→ **Your instructions**
Skip the pictures. Set down, word for word, the lines from the start of the material up to and including the line with "(2.426,-2.767) -- (18.80,-2.767);".

→ **Information shown**

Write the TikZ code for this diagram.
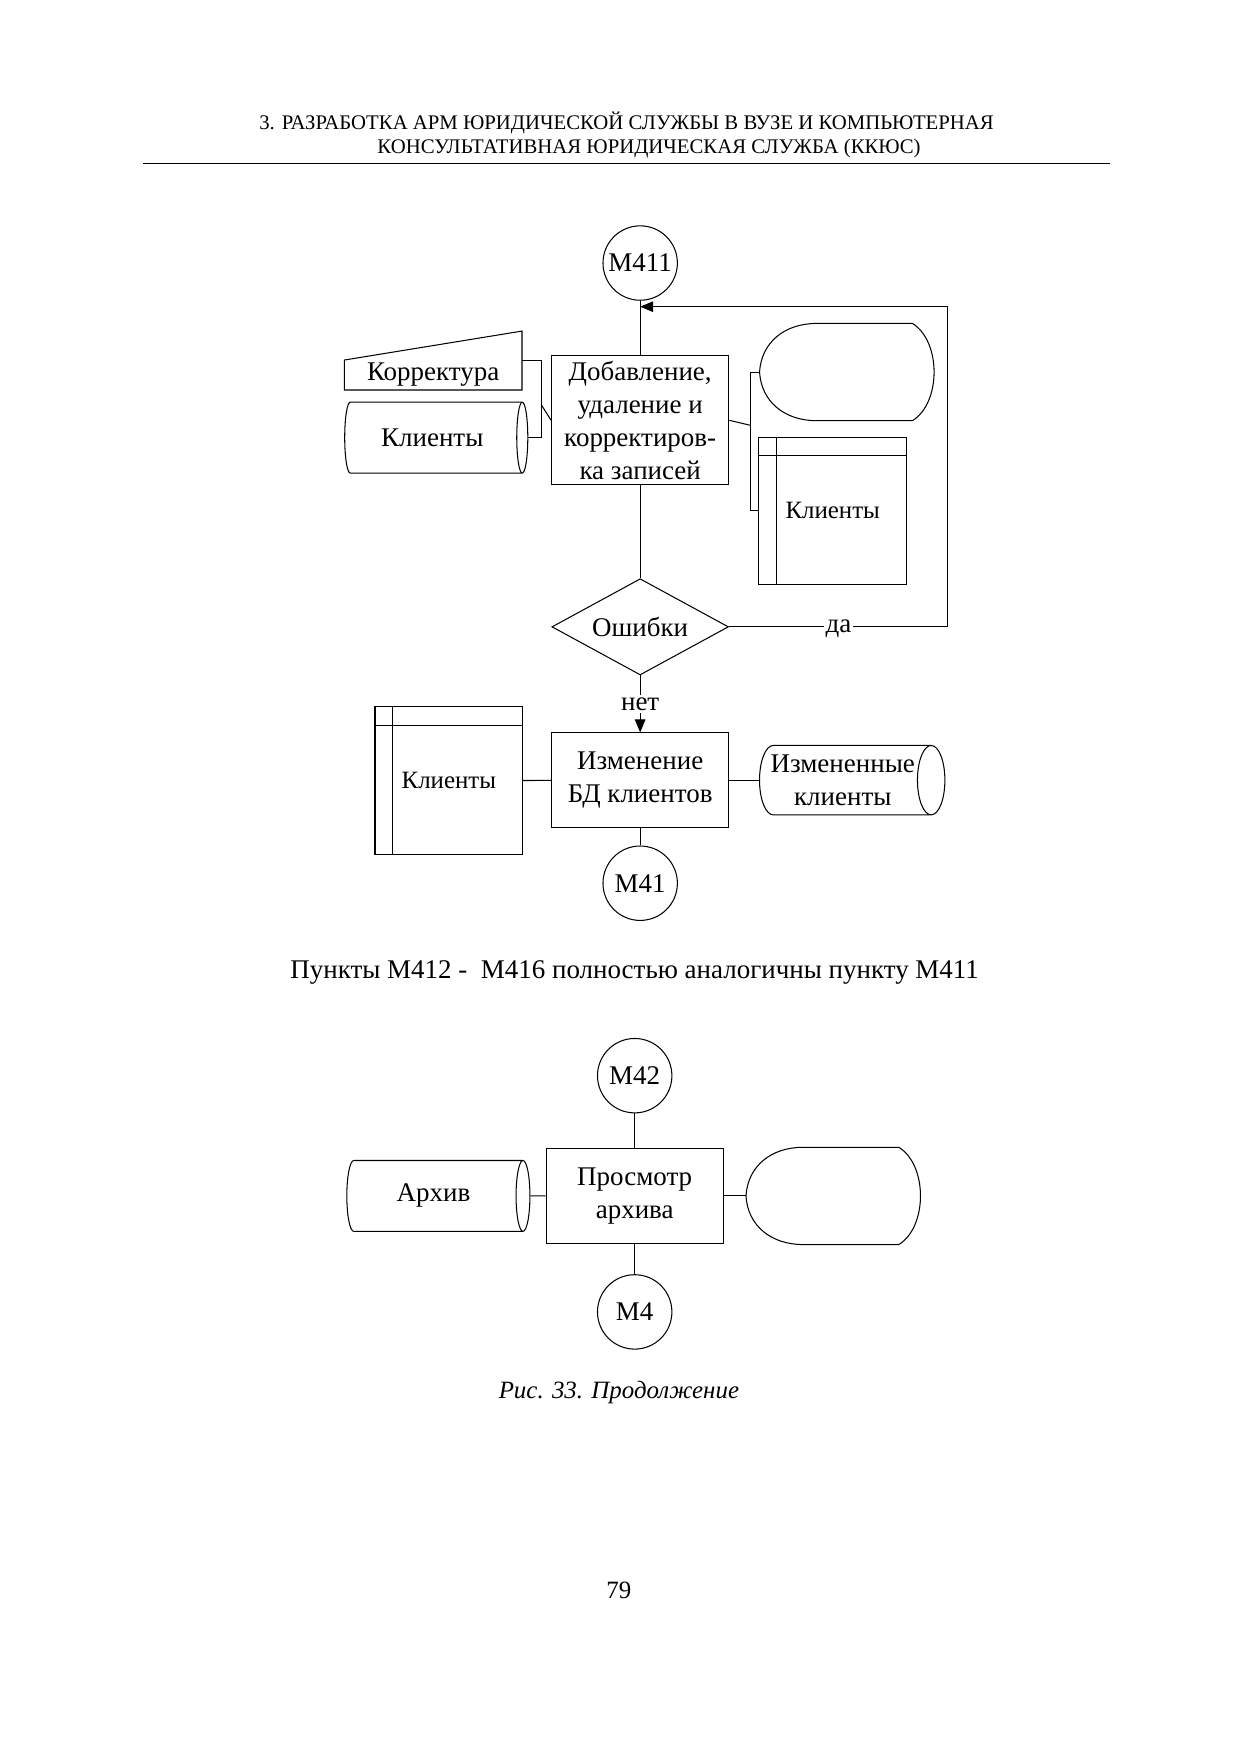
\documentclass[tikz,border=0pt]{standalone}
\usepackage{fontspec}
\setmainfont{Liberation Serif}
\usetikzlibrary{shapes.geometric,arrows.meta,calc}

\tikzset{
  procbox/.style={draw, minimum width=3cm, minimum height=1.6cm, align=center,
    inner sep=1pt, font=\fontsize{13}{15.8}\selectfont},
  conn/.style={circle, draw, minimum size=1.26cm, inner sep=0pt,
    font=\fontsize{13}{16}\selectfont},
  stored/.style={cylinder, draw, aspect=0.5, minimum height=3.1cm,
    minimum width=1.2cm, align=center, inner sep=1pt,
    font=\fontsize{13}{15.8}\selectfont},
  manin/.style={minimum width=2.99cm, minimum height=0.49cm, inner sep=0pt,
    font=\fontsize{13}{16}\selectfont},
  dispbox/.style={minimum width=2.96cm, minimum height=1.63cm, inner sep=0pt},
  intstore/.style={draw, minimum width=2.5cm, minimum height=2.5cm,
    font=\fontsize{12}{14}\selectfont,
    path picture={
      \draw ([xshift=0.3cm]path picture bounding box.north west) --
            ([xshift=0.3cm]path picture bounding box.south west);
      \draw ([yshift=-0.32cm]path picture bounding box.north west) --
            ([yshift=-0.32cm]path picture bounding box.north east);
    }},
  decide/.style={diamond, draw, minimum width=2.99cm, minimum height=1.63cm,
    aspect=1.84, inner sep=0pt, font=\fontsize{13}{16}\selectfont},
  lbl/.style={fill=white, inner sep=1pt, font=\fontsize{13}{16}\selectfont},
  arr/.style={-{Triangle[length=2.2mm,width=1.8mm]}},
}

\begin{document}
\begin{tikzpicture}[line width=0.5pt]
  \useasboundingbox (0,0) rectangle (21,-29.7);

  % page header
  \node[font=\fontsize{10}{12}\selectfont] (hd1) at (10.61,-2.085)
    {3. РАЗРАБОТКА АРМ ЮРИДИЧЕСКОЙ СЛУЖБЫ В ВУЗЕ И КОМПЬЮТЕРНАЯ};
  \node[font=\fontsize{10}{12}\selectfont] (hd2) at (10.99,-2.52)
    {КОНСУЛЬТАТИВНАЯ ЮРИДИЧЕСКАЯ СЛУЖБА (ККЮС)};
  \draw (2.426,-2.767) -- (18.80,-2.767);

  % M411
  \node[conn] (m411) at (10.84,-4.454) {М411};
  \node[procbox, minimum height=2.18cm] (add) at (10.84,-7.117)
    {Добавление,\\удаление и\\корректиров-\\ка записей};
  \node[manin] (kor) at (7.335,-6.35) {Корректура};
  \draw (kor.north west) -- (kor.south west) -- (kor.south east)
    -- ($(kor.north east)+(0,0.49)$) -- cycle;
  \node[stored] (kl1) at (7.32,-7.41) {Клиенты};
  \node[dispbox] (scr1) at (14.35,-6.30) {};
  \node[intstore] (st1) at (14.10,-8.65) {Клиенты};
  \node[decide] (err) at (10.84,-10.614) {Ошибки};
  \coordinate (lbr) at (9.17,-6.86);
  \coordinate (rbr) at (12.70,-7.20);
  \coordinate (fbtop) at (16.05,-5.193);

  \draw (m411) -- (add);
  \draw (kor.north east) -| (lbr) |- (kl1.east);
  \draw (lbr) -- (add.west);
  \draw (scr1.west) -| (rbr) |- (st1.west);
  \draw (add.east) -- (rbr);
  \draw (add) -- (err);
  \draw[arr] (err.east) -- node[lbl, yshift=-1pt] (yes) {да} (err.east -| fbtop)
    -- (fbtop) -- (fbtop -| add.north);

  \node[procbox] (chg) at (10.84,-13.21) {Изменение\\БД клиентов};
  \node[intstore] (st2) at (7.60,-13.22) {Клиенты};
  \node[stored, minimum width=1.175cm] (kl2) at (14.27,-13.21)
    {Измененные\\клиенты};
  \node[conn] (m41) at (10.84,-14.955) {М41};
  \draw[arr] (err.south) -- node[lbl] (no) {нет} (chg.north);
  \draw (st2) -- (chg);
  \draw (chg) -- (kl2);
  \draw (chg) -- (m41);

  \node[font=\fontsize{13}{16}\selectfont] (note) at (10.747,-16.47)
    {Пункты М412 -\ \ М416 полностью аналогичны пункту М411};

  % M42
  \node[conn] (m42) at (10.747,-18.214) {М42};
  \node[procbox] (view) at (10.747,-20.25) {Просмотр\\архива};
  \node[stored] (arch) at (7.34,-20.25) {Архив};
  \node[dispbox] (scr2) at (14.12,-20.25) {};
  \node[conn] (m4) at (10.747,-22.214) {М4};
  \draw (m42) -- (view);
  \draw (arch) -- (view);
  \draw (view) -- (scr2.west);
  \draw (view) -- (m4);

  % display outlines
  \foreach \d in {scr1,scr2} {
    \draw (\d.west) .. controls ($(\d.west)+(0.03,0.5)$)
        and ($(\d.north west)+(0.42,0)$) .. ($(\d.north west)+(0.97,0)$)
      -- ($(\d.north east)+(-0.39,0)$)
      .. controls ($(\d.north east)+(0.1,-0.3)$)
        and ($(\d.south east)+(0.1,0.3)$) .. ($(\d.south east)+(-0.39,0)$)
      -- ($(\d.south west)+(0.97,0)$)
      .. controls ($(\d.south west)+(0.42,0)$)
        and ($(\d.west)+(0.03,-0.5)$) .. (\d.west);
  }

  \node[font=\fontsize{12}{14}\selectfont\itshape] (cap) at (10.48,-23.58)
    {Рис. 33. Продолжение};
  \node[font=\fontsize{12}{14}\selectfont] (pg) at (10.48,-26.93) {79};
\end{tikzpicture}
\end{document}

→ **Task answer**
Write the TikZ code for this diagram.
\documentclass[tikz,border=0pt]{standalone}
\usepackage{fontspec}
\setmainfont{Liberation Serif}
\usetikzlibrary{shapes.geometric,arrows.meta,calc}

\tikzset{
  procbox/.style={draw, minimum width=3cm, minimum height=1.6cm, align=center,
    inner sep=1pt, font=\fontsize{13}{15.8}\selectfont},
  conn/.style={circle, draw, minimum size=1.26cm, inner sep=0pt,
    font=\fontsize{13}{16}\selectfont},
  stored/.style={cylinder, draw, aspect=0.5, minimum height=3.1cm,
    minimum width=1.2cm, align=center, inner sep=1pt,
    font=\fontsize{13}{15.8}\selectfont},
  manin/.style={minimum width=2.99cm, minimum height=0.49cm, inner sep=0pt,
    font=\fontsize{13}{16}\selectfont},
  dispbox/.style={minimum width=2.96cm, minimum height=1.63cm, inner sep=0pt},
  intstore/.style={draw, minimum width=2.5cm, minimum height=2.5cm,
    font=\fontsize{12}{14}\selectfont,
    path picture={
      \draw ([xshift=0.3cm]path picture bounding box.north west) --
            ([xshift=0.3cm]path picture bounding box.south west);
      \draw ([yshift=-0.32cm]path picture bounding box.north west) --
            ([yshift=-0.32cm]path picture bounding box.north east);
    }},
  decide/.style={diamond, draw, minimum width=2.99cm, minimum height=1.63cm,
    aspect=1.84, inner sep=0pt, font=\fontsize{13}{16}\selectfont},
  lbl/.style={fill=white, inner sep=1pt, font=\fontsize{13}{16}\selectfont},
  arr/.style={-{Triangle[length=2.2mm,width=1.8mm]}},
}

\begin{document}
\begin{tikzpicture}[line width=0.5pt]
  \useasboundingbox (0,0) rectangle (21,-29.7);

  % page header
  \node[font=\fontsize{10}{12}\selectfont] (hd1) at (10.61,-2.085)
    {3. РАЗРАБОТКА АРМ ЮРИДИЧЕСКОЙ СЛУЖБЫ В ВУЗЕ И КОМПЬЮТЕРНАЯ};
  \node[font=\fontsize{10}{12}\selectfont] (hd2) at (10.99,-2.52)
    {КОНСУЛЬТАТИВНАЯ ЮРИДИЧЕСКАЯ СЛУЖБА (ККЮС)};
  \draw (2.426,-2.767) -- (18.80,-2.767);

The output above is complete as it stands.